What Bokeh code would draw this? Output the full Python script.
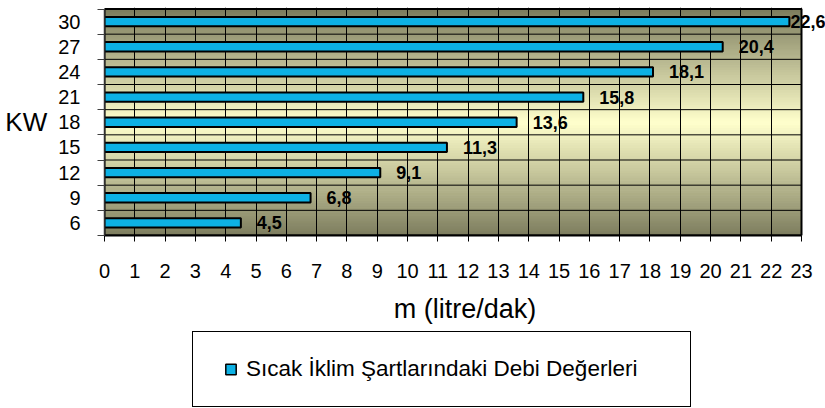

■ ■ ■ ■

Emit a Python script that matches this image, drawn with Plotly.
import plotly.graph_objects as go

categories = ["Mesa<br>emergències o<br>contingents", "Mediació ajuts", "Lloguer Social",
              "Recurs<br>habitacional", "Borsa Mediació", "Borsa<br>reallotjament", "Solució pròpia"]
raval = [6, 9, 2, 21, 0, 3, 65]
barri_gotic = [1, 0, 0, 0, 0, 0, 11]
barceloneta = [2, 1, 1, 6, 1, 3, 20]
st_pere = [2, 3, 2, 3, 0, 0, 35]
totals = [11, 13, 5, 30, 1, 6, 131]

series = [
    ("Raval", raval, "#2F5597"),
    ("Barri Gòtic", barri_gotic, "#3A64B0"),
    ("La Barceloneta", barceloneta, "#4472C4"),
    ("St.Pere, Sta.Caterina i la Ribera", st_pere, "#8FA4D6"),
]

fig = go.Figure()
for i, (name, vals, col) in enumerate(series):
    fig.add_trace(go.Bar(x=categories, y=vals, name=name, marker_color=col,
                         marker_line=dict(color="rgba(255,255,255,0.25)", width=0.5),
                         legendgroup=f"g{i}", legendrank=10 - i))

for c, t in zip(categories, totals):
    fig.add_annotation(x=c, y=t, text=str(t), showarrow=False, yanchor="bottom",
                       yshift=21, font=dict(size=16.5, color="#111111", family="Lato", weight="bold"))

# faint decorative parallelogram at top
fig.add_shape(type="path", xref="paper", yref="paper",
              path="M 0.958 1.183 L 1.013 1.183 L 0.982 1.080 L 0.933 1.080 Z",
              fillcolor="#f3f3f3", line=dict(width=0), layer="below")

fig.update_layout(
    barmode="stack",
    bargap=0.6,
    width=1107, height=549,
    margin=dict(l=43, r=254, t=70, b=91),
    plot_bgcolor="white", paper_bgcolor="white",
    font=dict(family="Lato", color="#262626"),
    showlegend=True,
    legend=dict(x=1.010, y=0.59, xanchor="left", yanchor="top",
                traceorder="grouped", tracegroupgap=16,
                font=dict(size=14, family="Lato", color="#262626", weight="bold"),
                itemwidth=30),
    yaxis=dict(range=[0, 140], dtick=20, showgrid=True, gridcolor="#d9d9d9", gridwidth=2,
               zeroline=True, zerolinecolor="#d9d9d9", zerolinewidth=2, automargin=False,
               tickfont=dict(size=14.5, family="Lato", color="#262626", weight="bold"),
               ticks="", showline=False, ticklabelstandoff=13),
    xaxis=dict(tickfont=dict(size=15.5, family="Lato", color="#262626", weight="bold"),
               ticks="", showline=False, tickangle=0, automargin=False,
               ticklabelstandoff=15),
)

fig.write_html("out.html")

■ ■ ■ ■

◆ Task brief: In the listing above, locate the line containing "Emit a Python" and the line containing "import plotly.graph_objects as go", then transcribe both and every line between them verbatim.

◆ Exercise output:
Emit a Python script that matches this image, drawn with Plotly.
import plotly.graph_objects as go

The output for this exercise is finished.